Let us not forget that “nice” wasn’t always a compliment. The word traces its origins to the Latin nescius, meaning “unaware” or “ignorant”. This sense carried over into English when the term was borrowed (via French) in the early 1300s. For nearly a century, nice was used to describe someone “stupid, ignorant, or foolish”. That we use it as shortcut for polite and soft pleasantness shouldn’t obscure the fact that one also has a moral duty to appropriately speak the truth. In that sense, the “nice” or “kind” thing to do, as Kruger and other MPs demonstrated today, is to show courage in front of the greatest evils, whether they come in a polite form or not.

Pithily, Kruger concluded by reminding his peers that “the Rubicon was a very small stream; but on the other side lies a very different world, a worse world, with a very different idea of human value.” In this world, the state gives itself a licence to do harm, and it does so with the soft authoritarianism of semantic and bureaucratic games.
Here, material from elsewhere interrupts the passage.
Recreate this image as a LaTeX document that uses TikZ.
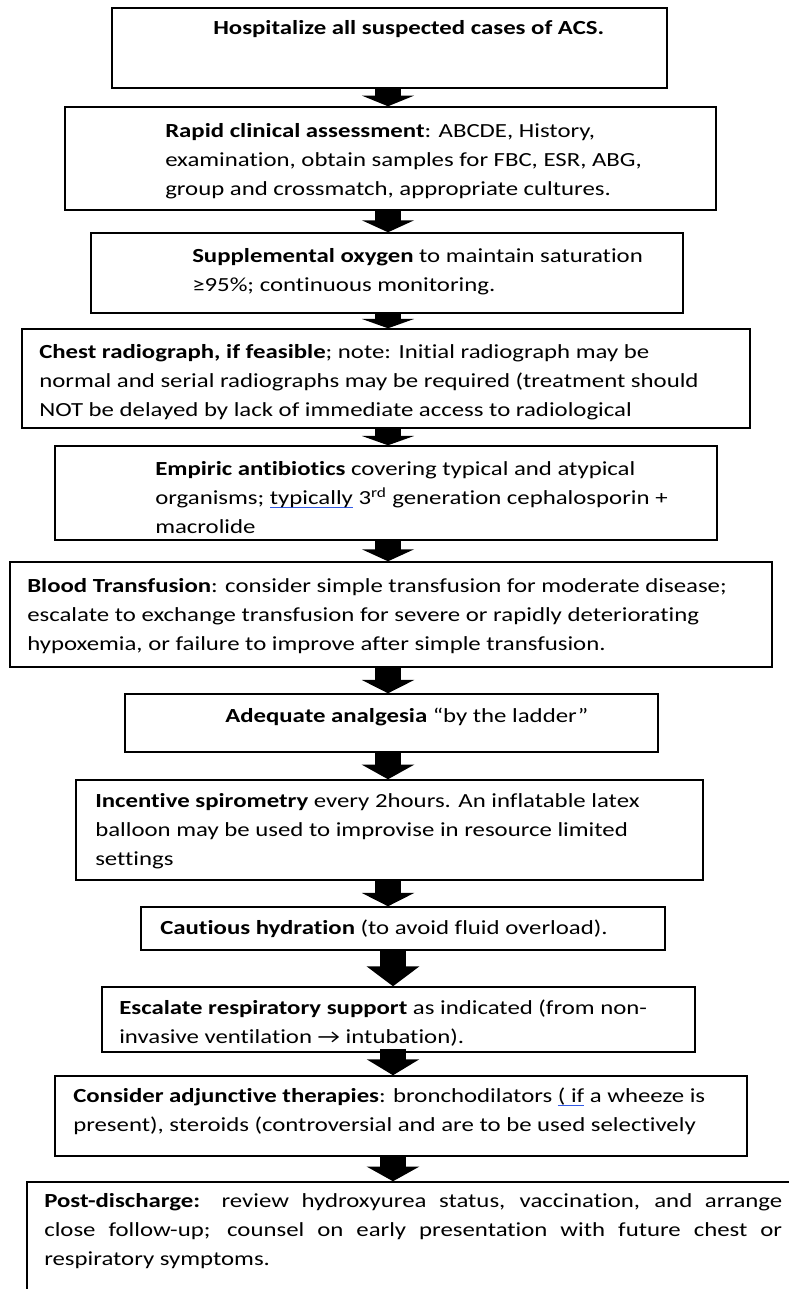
\documentclass[tikz,border=0pt]{standalone}
\usepackage{fontspec}
\setmainfont{Carlito}[FakeStretch=1.24, Ligatures=NoCommon]
\usetikzlibrary{arrows.meta,fit}
\definecolor{spellblue}{RGB}{50,90,230}
\newcommand\spellul[1]{\setbox0\hbox{#1}\rlap{\color{spellblue}\rule[-3pt]{\wd0}{1pt}}#1}
\begin{document}
\begin{tikzpicture}[x=0.75pt,y=-0.75pt,
  box/.style={draw, line width=1.1pt, inner sep=0pt, rectangle},
  txt/.style={anchor=north west, inner sep=0pt, align=left, font=\fontsize{15}{21.75}\selectfont},
  flow/.style={line width=20pt, -{Triangle[width=39pt,length=#1]}},
]
\useasboundingbox (0,0) rectangle (789,1289);
\clip (0,0) rectangle (789,1289);
\fill[white] (0,0) rectangle (789,1289);

\node[box, fit={(112,8) (667,88)}] (b1) {};
\node[box, fit={(65,107) (716,210)}] (b2) {};
\node[box, fit={(91,233) (683,313)}] (b3) {};
\node[box, fit={(22,329) (750,428)}] (b4) {};
\node[box, fit={(55,446) (717,540)}] (b5) {};
\node[box, fit={(10,562) (772,667)}] (b6) {};
\node[box, fit={(125,694) (658,752)}] (b7) {};
\node[box, fit={(76,780) (703,880)}] (b8) {};
\node[box, fit={(141,907) (665,950)}] (b9) {};
\node[box, fit={(102,987) (695,1052)}] (b10) {};
\node[box, fit={(55,1076) (747,1156)}] (b11) {};
\node[box, fit={(27,1182) (820,1320)}] (b12) {};

\node[txt] (t1) at (213,13.7) {\strut\textbf{Hospitalize all suspected cases of ACS.}};
\node[txt] (t2) at (165,116.7) {\strut\textbf{Rapid clinical assessment}: ABCDE, History,\\examination, obtain samples for FBC, ESR, ABG,\\group and crossmatch, appropriate cultures.};
\node[txt] (t3) at (192,241.7) {\strut\textbf{Supplemental oxygen} to maintain saturation\\≥95\%; continuous monitoring.};
\node[txt] (t4) at (39,337.7) {\strut\textbf{Chest radiograph, if feasible}; note: Initial radiograph may be\\normal and serial radiographs may be required (treatment should\\NOT be delayed by lack of immediate access to radiological};
\node[txt] (t5) at (155,454.7) {\strut\textbf{Empiric antibiotics} covering typical and atypical\\organisms; \spellul{typically} 3\textsuperscript{rd} generation cephalosporin +\\macrolide};
\node[txt] (t6) at (27,571.7) {\strut\textbf{Blood Transfusion}: consider simple transfusion for moderate disease;\\escalate to exchange transfusion for severe or rapidly deteriorating\\hypoxemia, or failure to improve after simple transfusion.};
\node[txt] (t7) at (225,701.7) {\strut\textbf{Adequate analgesia} “by the ladder”};
\node[txt] (t8) at (95,786.7) {\strut\textbf{Incentive spirometry} every 2hours. An inflatable latex\\balloon may be used to improvise in resource limited\\settings};
\node[txt] (t9) at (160,913.7) {\strut\textbf{Cautious hydration} (to avoid fluid overload).};
\node[txt] (t10) at (119,993.7) {\strut\textbf{Escalate respiratory support} as indicated (from non-\\invasive ventilation → intubation).};
\node[txt] (t11) at (73,1081.7) {\strut\textbf{Consider adjunctive therapies}: bronchodilators \spellul{( if} a wheeze is\\present), steroids (controversial and are to be used selectively};
\node[txt] (t12) at (44,1186.7) {\strut\makebox[553.5pt][s]{\textbf{Post-discharge:} review hydroxyurea status, vaccination, and arrange}\\\makebox[553.5pt][s]{close follow-up; counsel on early presentation with future chest or}\\respiratory symptoms.};

\coordinate (ax) at (388,0);
\coordinate (bx) at (393,0);
\draw[flow=8pt] (b1.south -| ax) -- (b2.north -| ax);
\draw[flow=9pt] (b2.south -| ax) -- (b3.north -| ax);
\draw[flow=7pt] (b3.south -| ax) -- (b4.north -| ax);
\draw[flow=7pt] (b4.south -| ax) -- (b5.north -| ax);
\draw[flow=9pt] (b5.south -| ax) -- (b6.north -| ax);
\draw[flow=10pt] (b6.south -| ax) -- (b7.north -| ax);
\draw[flow=11pt] (b7.south -| ax) -- (b8.north -| ax);
\draw[flow=10pt] (b8.south -| ax) -- (b9.north -| ax);
\draw[flow=15pt] (b9.south -| bx) -- (b10.north -| bx);
\draw[flow=12pt] ([yshift=3pt]b10.south -| bx) -- (b11.north -| bx);
\draw[flow=11pt] (b11.south -| bx) -- (b12.north -| bx);
\end{tikzpicture}
\end{document}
We need more than liberal wishy-washy notions of humanity—because justice, true justice, cannot be substituted by the hollow platitude of merely “being kind”. We need higher virtues; we need to reclaim an entire world of concepts that feel too weighty to exist in the sugary, dissolving cloud of “kind humanitarianism”. Otherwise, how can we meaningfully discuss the ethics of care in any form—whether at the end of life, the beginning, or anywhere in between?